From the first line of the data down to and including the line with "remaining_fy23 = [None, None, None, None, 95]", copy everything exactly, leaving out pictures.
━━ SUPPLIED INFORMATION ━━
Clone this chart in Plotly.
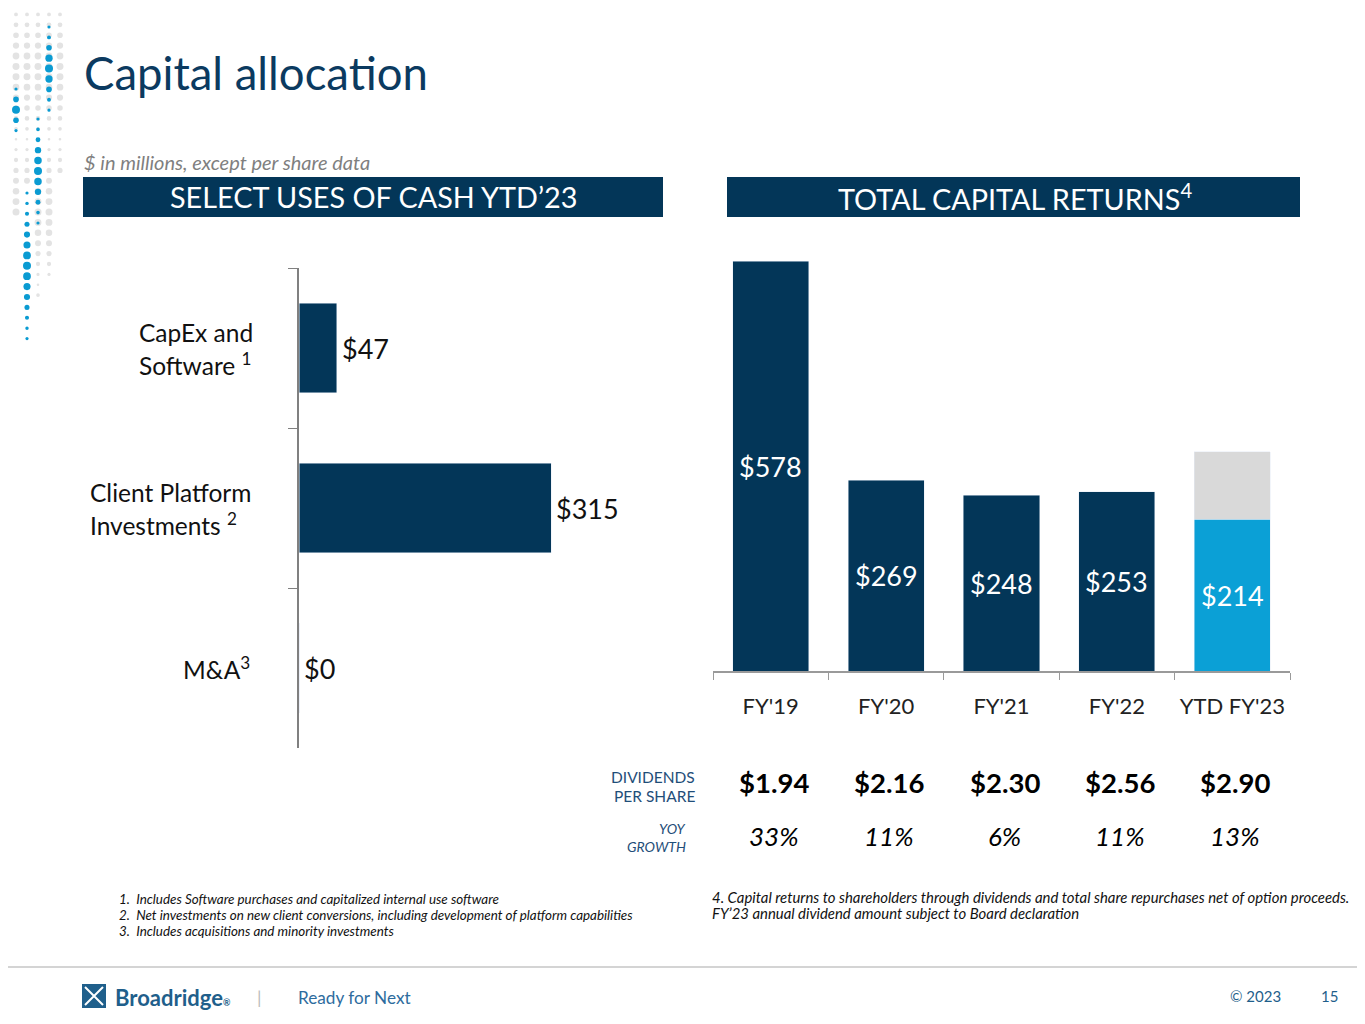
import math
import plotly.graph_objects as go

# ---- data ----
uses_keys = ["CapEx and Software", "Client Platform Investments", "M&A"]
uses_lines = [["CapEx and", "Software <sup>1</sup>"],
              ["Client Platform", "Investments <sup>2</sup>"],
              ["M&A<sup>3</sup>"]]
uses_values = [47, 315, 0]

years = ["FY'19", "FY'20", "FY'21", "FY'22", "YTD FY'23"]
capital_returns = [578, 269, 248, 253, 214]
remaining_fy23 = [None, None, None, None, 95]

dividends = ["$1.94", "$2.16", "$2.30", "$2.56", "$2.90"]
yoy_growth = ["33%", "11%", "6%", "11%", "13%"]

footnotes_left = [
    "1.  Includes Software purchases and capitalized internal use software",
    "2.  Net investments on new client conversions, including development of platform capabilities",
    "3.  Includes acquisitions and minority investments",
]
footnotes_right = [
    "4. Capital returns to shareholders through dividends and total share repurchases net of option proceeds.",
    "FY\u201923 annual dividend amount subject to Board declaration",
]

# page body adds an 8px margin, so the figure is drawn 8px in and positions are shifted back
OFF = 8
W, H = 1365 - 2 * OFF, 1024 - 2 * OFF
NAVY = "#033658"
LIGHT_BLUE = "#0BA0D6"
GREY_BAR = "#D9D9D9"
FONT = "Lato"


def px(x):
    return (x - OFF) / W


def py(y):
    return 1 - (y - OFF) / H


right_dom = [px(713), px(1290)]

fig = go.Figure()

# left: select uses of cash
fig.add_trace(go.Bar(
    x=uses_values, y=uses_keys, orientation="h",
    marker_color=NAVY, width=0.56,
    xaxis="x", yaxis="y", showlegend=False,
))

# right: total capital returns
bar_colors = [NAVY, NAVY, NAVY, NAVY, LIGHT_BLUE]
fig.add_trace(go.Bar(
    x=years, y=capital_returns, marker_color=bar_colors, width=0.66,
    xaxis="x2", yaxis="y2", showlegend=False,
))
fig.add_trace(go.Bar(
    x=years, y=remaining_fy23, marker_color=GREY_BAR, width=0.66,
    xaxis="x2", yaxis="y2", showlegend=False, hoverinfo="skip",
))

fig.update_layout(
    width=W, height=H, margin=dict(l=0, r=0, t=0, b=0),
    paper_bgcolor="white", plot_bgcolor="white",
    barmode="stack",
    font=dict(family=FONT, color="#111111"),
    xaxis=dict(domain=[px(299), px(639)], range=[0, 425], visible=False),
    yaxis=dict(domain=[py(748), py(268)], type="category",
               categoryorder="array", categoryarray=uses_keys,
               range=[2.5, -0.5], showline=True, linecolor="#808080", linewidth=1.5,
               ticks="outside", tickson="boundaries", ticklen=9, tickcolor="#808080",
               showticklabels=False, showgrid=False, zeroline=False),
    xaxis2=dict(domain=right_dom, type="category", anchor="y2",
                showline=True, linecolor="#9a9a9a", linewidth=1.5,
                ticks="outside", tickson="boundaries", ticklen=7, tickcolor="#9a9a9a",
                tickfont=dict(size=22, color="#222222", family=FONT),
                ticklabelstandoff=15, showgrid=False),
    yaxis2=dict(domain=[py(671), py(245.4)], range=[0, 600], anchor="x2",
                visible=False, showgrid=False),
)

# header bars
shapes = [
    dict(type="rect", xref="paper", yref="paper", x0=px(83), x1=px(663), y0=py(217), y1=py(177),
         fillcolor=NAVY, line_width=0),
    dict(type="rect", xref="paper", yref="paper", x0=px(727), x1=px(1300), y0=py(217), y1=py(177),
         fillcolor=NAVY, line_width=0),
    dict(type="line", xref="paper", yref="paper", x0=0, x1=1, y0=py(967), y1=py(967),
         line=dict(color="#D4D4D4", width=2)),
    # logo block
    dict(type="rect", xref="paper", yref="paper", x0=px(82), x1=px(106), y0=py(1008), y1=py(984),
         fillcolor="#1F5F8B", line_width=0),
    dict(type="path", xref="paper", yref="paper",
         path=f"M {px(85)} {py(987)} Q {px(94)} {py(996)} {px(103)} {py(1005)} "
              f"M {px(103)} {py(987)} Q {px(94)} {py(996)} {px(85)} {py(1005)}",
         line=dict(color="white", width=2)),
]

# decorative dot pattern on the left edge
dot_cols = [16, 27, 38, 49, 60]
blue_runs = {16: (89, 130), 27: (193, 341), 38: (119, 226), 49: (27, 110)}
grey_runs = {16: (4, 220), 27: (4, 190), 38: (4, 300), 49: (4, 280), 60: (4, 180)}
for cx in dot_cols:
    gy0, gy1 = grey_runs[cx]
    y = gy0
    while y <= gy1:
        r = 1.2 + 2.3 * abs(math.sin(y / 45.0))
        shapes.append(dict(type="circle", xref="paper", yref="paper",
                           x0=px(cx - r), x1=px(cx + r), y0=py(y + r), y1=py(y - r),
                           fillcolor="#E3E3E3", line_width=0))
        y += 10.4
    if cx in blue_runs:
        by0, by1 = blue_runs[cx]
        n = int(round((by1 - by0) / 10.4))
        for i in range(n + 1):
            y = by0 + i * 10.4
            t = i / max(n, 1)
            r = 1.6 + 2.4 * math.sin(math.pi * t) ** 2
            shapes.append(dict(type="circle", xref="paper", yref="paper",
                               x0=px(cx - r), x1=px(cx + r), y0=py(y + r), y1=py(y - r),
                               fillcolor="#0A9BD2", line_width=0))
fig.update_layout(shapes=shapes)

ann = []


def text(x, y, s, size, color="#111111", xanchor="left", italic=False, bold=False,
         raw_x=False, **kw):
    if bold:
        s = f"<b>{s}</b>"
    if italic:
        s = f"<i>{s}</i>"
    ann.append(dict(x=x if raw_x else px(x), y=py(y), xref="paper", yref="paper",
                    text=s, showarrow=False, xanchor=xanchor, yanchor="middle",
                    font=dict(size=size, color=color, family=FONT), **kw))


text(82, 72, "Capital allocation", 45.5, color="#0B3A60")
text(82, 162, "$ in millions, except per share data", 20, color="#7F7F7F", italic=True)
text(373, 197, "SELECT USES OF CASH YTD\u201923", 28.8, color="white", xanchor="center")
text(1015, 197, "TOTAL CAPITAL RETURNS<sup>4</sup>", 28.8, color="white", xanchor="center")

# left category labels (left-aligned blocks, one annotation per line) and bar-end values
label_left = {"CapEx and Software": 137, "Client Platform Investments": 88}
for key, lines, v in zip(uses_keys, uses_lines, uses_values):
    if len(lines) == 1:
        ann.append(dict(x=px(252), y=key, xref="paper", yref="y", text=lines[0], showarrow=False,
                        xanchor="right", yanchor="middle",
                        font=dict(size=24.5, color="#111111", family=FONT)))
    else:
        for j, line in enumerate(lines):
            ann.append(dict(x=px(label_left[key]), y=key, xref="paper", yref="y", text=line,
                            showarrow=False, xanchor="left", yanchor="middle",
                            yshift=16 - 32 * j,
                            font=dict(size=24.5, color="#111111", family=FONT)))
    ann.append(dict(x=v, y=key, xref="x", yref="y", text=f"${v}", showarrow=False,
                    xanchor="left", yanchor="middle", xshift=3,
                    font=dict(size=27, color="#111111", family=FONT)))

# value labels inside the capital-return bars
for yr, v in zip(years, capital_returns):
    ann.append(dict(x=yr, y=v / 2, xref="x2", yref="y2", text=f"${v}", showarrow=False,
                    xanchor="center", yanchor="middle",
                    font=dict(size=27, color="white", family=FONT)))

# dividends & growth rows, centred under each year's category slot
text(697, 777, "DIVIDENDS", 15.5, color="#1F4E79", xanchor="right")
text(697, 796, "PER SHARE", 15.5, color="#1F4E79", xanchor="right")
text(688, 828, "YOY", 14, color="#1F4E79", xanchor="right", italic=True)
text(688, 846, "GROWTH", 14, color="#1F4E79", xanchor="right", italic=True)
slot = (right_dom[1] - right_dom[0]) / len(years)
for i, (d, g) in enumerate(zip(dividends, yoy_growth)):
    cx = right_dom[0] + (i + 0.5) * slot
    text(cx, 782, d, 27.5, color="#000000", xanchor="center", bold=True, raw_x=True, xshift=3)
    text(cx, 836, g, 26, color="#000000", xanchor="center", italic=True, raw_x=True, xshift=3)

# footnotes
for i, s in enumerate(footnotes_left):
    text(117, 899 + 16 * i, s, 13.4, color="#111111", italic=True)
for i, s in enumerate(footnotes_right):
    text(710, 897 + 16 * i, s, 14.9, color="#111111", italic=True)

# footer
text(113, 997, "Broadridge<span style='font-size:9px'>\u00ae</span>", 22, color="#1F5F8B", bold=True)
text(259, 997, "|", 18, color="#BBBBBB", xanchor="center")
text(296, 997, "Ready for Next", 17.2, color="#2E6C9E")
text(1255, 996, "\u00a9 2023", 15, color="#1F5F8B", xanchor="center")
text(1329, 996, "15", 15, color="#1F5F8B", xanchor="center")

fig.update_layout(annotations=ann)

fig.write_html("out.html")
━━━
* [RESULT OF THIS TASK]
Clone this chart in Plotly.
import math
import plotly.graph_objects as go

# ---- data ----
uses_keys = ["CapEx and Software", "Client Platform Investments", "M&A"]
uses_lines = [["CapEx and", "Software <sup>1</sup>"],
              ["Client Platform", "Investments <sup>2</sup>"],
              ["M&A<sup>3</sup>"]]
uses_values = [47, 315, 0]

years = ["FY'19", "FY'20", "FY'21", "FY'22", "YTD FY'23"]
capital_returns = [578, 269, 248, 253, 214]
remaining_fy23 = [None, None, None, None, 95]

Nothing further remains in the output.